TASK DIRECTIONS =>
Starting at the first line of the listing below, retype each line up to and including the one that contains "import plotly.graph_objects as go". Leave pictures out.
====================
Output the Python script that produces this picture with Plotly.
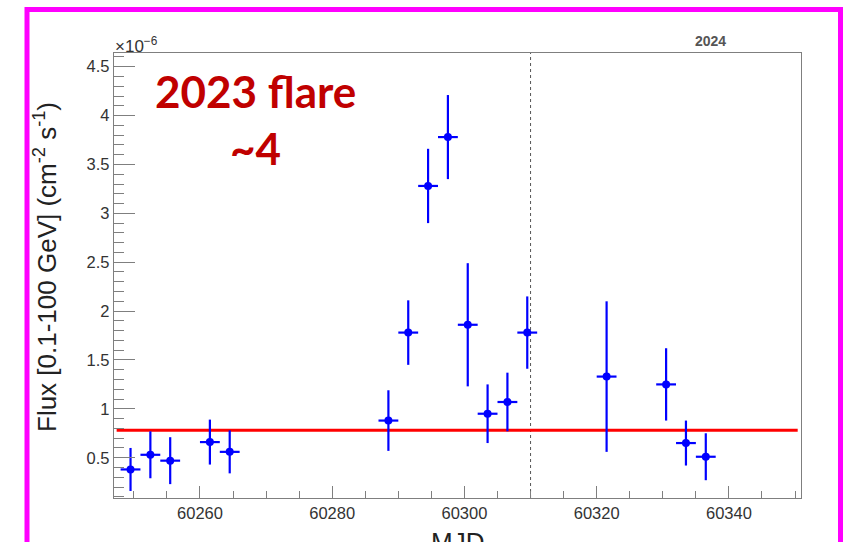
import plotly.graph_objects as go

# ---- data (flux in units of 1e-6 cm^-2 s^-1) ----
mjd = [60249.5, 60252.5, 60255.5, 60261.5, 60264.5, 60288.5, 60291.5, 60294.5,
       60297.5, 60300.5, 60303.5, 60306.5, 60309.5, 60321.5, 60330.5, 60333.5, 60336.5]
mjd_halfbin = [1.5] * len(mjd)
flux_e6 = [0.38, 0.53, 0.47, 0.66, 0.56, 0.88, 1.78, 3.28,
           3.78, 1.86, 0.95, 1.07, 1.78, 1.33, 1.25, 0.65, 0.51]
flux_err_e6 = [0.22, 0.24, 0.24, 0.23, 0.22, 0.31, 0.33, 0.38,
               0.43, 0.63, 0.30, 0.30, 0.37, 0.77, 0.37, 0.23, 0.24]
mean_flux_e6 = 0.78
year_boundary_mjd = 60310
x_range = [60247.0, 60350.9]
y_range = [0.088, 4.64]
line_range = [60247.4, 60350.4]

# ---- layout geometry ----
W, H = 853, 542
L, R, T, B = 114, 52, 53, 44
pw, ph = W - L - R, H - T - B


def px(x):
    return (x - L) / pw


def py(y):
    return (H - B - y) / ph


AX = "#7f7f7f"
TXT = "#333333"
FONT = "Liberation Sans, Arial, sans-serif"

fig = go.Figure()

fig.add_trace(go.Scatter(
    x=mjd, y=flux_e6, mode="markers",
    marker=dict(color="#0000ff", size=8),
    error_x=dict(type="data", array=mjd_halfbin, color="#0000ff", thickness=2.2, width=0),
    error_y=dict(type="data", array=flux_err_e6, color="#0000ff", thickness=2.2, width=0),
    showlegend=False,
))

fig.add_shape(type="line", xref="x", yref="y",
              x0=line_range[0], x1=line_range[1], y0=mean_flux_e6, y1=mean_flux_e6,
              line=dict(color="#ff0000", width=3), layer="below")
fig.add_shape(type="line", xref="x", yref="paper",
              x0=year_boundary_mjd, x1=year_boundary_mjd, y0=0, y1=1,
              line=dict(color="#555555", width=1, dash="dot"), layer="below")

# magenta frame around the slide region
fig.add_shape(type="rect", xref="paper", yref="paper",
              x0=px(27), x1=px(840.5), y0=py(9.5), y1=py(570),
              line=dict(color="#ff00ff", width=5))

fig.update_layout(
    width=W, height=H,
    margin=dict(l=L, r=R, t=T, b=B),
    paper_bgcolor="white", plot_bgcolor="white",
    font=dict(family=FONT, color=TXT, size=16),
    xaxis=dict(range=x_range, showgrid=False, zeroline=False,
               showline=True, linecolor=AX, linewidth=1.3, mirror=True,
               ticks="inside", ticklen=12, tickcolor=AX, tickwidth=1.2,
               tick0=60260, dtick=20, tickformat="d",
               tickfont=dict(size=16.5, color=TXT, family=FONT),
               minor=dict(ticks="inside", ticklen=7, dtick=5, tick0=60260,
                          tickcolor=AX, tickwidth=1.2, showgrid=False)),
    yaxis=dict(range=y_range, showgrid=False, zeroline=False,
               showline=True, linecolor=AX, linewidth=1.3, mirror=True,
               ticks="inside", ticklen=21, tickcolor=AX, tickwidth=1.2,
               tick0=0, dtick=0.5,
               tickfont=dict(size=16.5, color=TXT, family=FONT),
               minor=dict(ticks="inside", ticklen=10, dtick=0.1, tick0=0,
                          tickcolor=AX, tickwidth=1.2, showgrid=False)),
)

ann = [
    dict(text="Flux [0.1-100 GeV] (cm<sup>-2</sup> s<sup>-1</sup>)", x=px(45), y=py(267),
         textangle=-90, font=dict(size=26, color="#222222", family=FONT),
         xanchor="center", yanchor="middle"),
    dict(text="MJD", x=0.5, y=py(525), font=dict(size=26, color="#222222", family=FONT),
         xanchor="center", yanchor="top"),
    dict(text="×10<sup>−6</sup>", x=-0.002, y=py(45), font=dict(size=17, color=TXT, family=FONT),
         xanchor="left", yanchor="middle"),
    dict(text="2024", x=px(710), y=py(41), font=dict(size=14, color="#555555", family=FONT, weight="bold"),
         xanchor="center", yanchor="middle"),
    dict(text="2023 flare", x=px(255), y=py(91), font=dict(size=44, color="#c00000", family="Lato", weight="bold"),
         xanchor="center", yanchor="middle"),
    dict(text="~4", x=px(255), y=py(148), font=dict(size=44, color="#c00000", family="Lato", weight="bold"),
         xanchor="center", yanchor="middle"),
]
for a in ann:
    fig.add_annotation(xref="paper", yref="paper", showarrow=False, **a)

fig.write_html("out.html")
====================
THE ANSWER =>
Output the Python script that produces this picture with Plotly.
import plotly.graph_objects as go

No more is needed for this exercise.